Early this week, a massive asteroid measuring about 3280 feet wide flew past the Earth. The asteroid was dubbed 2020 QU6 and was discovered by an amateur astronomer from Brazil. The asteroid is classified as potentially hazardous but safely passed by the Earth at a distance of more than 20 million miles.
It’s hard to put 20 million miles in perspective, but that’s more than 100 times the distance between the Earth and the moon, according to the Planetary Society. For those wondering why we are hearing more about asteroids in recent months, it’s because scientists and astronomers getting better at discovering and tracking them.
It’s not that the number of asteroids are increasing, it’s just that we are better able to find and track them.

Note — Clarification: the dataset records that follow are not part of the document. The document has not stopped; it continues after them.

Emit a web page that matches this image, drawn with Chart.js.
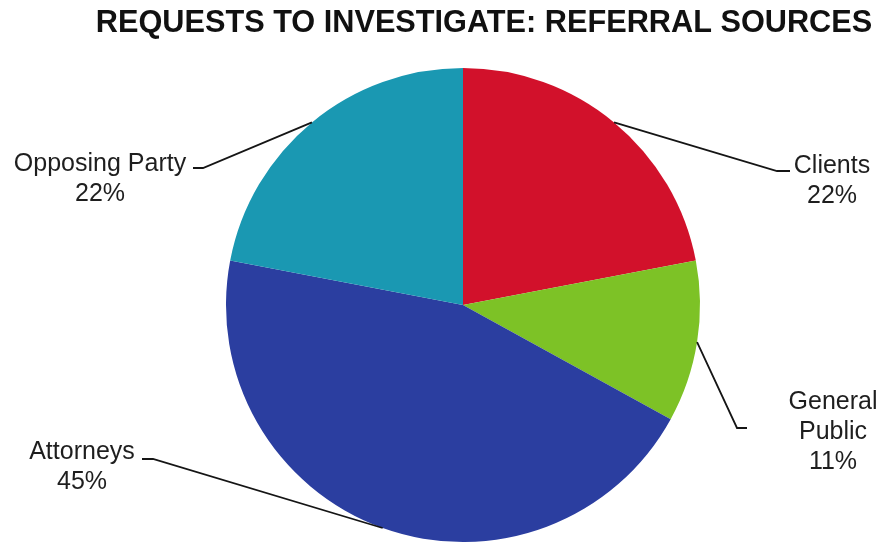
<!DOCTYPE html>
<html>
<head>
<meta charset="utf-8">
<title>Requests to Investigate: Referral Sources</title>
<script src="https://cdn.jsdelivr.net/npm/chart.js@4/dist/chart.umd.min.js"></script>
<style>
    html, body { margin: 0; padding: 0; background: #fff; }
    #wrap { width: 883px; height: 543px; position: relative; }
</style>
</head>
<body>
<div id="wrap"><canvas id="referralChart" width="883" height="543"></canvas></div>
<script>
// Referral source shares, clockwise from 12 o'clock
const sources = ['Clients', 'General Public', 'Attorneys', 'Opposing Party'];
const shares = [22, 11, 45, 22];
const sliceColors = ['#d2112b', '#7dc226', '#2b3ea0', '#1a98b2'];

const chartTitle = 'REQUESTS TO INVESTIGATE: REFERRAL SOURCES';

// Where each callout sits: elbow of the leader line, end of its short tail,
// and the centre of the first text line
const callouts = [
    { elbow: [777, 171], tail: [790, 171], text: [832, 166], lines: ['Clients'] },
    { elbow: [737, 428], tail: [747, 428], text: [833, 402], lines: ['General', 'Public'] },
    { elbow: [153, 459], tail: [142, 459], text: [82, 452], lines: ['Attorneys'] },
    { elbow: [203, 168], tail: [193, 168], text: [100, 164], lines: ['Opposing Party'] }
];

const LABEL_FONT = '25px "Liberation Sans", Arial, sans-serif';
const LINE_GAP = 30;

// Title plus leader lines and labels, anchored on each arc's mid angle
const calloutPlugin = {
    id: 'callouts',
    afterDraw(chart) {
        const ctx = chart.ctx;
        ctx.save();

        ctx.fillStyle = '#111';
        ctx.font = 'bold 30.7px "Liberation Sans", Arial, sans-serif';
        ctx.textAlign = 'center';
        ctx.textBaseline = 'middle';
        ctx.fillText(chartTitle, 484, 24);

        const meta = chart.getDatasetMeta(0);
        meta.data.forEach((arc, i) => {
            const p = arc.getProps(['x', 'y', 'startAngle', 'endAngle', 'outerRadius'], true);
            const mid = (p.startAngle + p.endAngle) / 2;
            const sx = p.x + Math.cos(mid) * p.outerRadius;
            const sy = p.y + Math.sin(mid) * p.outerRadius;
            const c = callouts[i];

            ctx.strokeStyle = '#151515';
            ctx.lineWidth = 1.8;
            ctx.beginPath();
            ctx.moveTo(sx, sy);
            ctx.lineTo(c.elbow[0], c.elbow[1]);
            ctx.lineTo(c.tail[0], c.tail[1]);
            ctx.stroke();

            ctx.fillStyle = '#1e1e1e';
            ctx.font = LABEL_FONT;
            const rows = c.lines.concat([shares[i] + '%']);
            rows.forEach((row, k) => {
                ctx.fillText(row, c.text[0], c.text[1] + k * LINE_GAP);
            });
        });

        ctx.restore();
    }
};

new Chart(document.getElementById('referralChart'), {
    type: 'pie',
    data: {
        labels: sources,
        datasets: [{
            data: shares,
            backgroundColor: sliceColors,
            borderWidth: 0,
            hoverOffset: 0
        }]
    },
    options: {
        responsive: false,
        animation: false,
        devicePixelRatio: 1,
        layout: {
            padding: { top: 68, bottom: 1, left: 150, right: 107 }
        },
        plugins: {
            legend: { display: false },
            title: { display: false },
            tooltip: { enabled: false }
        }
    },
    plugins: [calloutPlugin]
});
</script>
</body>
</html>
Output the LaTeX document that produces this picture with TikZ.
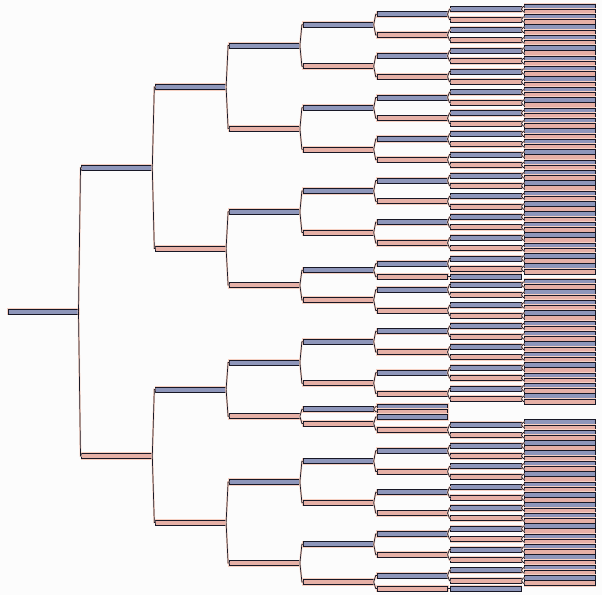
\documentclass[tikz,border=0pt]{standalone}
\usepackage{tikz}

\definecolor{topc}{RGB}{142,150,186}
\definecolor{botc}{RGB}{230,176,166}
\definecolor{halo}{RGB}{246,208,194}
\definecolor{edge}{RGB}{24,24,38}
\definecolor{paper}{RGB}{252,252,252}

\tikzset{
  bar/.style={draw=edge, line width=0.75pt, anchor=west, minimum width=70.5pt,
    minimum height=5pt, inner sep=0pt, outer sep=0pt,
    preaction={draw=halo, line width=2.2pt}},
  link/.style={draw=edge, line width=0.7pt, preaction={draw=halo, line width=1.8pt},
    to path={(\tikztostart) -- ([xshift=2pt]\tikztostart |- \tikztotarget) -- (\tikztotarget)}}
}

% full subtree: name, parent, level, first slot, leaves, fill
\newcommand\branchout[6]{%
  \pgfmathsetmacro\bx{8+73.8*#3}%
  \pgfmathsetmacro\by{#4+(#5-1)/2}%
  \node[bar, fill=#6] (#1) at (\bx,\by) {};
  \draw[link] (#2.east) to (#1.west);
  \ifnum#5>1
    \pgfmathtruncatemacro\halfn{#5/2}%
    \pgfmathtruncatemacro\secslot{#4+#5/2}%
    \pgfmathtruncatemacro\nxt{#3+1}%
    \edef\kids{\noexpand\branchout{#1a}{#1}{\nxt}{#4}{\halfn}{topc}%
      \noexpand\branchout{#1b}{#1}{\nxt}{\secslot}{\halfn}{botc}}%
    \begingroup\kids\endgroup
  \fi}

\begin{document}
\begin{tikzpicture}[x=1pt, y=-5.196pt]
\fill[paper] (0,-1.251) rectangle (602,113.26);
\useasboundingbox (0,-1.251) rectangle (602,113.26);

% upper levels
\node[bar, fill=topc] (root) at (8, 58.766) {};
\node[bar, fill=topc] (A) at (81.8, 31.031) {};
\node[bar, fill=botc] (B) at (81.8, 86.5) {};
\node[bar, fill=topc] (A1) at (155.6, 15.5) {};
\node[bar, fill=botc] (A2) at (155.6, 46.563) {};
\node[bar, fill=topc] (B1) at (155.6, 73.688) {};
\node[bar, fill=botc] (B2) at (155.6, 99.313) {};
\node[bar, fill=topc] (A1a) at (229.4, 7.5) {};
\node[bar, fill=botc] (A1b) at (229.4, 23.5) {};
\node[bar, fill=topc] (A2a) at (229.4, 39.5) {};
\node[bar, fill=botc] (A2b) at (229.4, 53.625) {};
\node[bar, fill=topc] (B1a) at (229.4, 68.5) {};
\node[bar, fill=botc] (B1b) at (229.4, 78.875) {};
\node[bar, fill=topc] (B2a) at (229.4, 91.5) {};
\node[bar, fill=botc] (B2b) at (229.4, 107.125) {};
\foreach \p/\c in {root/A, root/B, A/A1, A/A2, B/B1, B/B2,
    A1/A1a, A1/A1b, A2/A2a, A2/A2b, B1/B1a, B1/B1b, B2/B2a, B2/B2b}
  \draw[link] (\p.east) to (\c.west);

% full subtrees
\foreach \n/\p/\a/\c in {s1/A1a/0/topc, s2/A1a/8/botc, s3/A1b/16/topc, s4/A1b/24/botc,
    s5/A2a/32/topc, s6/A2a/40/botc, s8/A2b/53/botc, s9/B1a/61/topc, s10/B1a/69/botc,
    s13/B2a/84/topc, s14/B2a/92/botc, s15/B2b/100/topc}
  \branchout{\n}{\p}{4}{\a}{8}{\c};

% short branches
\node[bar, fill=topc] (s7) at (303.2, 50.75) {};
\draw[link] (A2b.east) to (s7.west);
\branchout{s7a}{s7}{5}{48}{4}{topc}
\node[bar, fill=botc] (s7b) at (377, 52) {};
\node[bar, fill=topc] (s7ba) at (450.8, 52) {};
\draw[link] (s7.east) to (s7b.west);
\draw[link] (s7b.east) to (s7ba.west);

\node[bar, fill=topc] (s11) at (303.2, 77.5) {};
\draw[link] (B1b.east) to (s11.west);
\branchout{s11a}{s11}{5}{77}{1}{topc}
\branchout{s11b}{s11}{5}{78}{1}{botc}
\node[bar, fill=botc] (s12) at (303.2, 80.25) {};
\draw[link] (B1b.east) to (s12.west);
\branchout{s12a}{s12}{5}{79}{1}{topc}
\branchout{s12b}{s12}{5}{80}{4}{botc}

\node[bar, fill=botc] (s16) at (303.2, 110.75) {};
\draw[link] (B2b.east) to (s16.west);
\branchout{s16a}{s16}{5}{108}{4}{topc}
\node[bar, fill=botc] (s16b) at (377, 112) {};
\node[bar, fill=topc] (s16ba) at (450.8, 112) {};
\draw[link] (s16.east) to (s16b.west);
\draw[link] (s16b.east) to (s16ba.west);
\end{tikzpicture}
\end{document}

Asteroid 2020 QU6 was discovered on August 27 by amateur astronomer Leonardo Amaral at the Campo dos Amarais Observatory near São Paulo, Brazil. Amaral received an $8500 grant from The Planetary Society to purchase better telescope equipment to allow him to find, track, and characterize near-Earth objects.
The grant paid off, allowing him to discover the asteroid recently. His observatory is located in the southern hemisphere, offering a unique vantage point for tracking asteroids since many professional observatories looking for near-Earth objects are in the northern hemisphere. The fact that the asteroid was discovered only a few days before it flew past the Earth highlights the need to track asteroids.
Astronomers, both professional and amateur, from all around the world are currently searching for near-Earth asteroids. NASA operates missions to search out planetary threats, including the NEO-Surveillance Mission, which is a space telescope designed specifically to find and track near-Earth objects.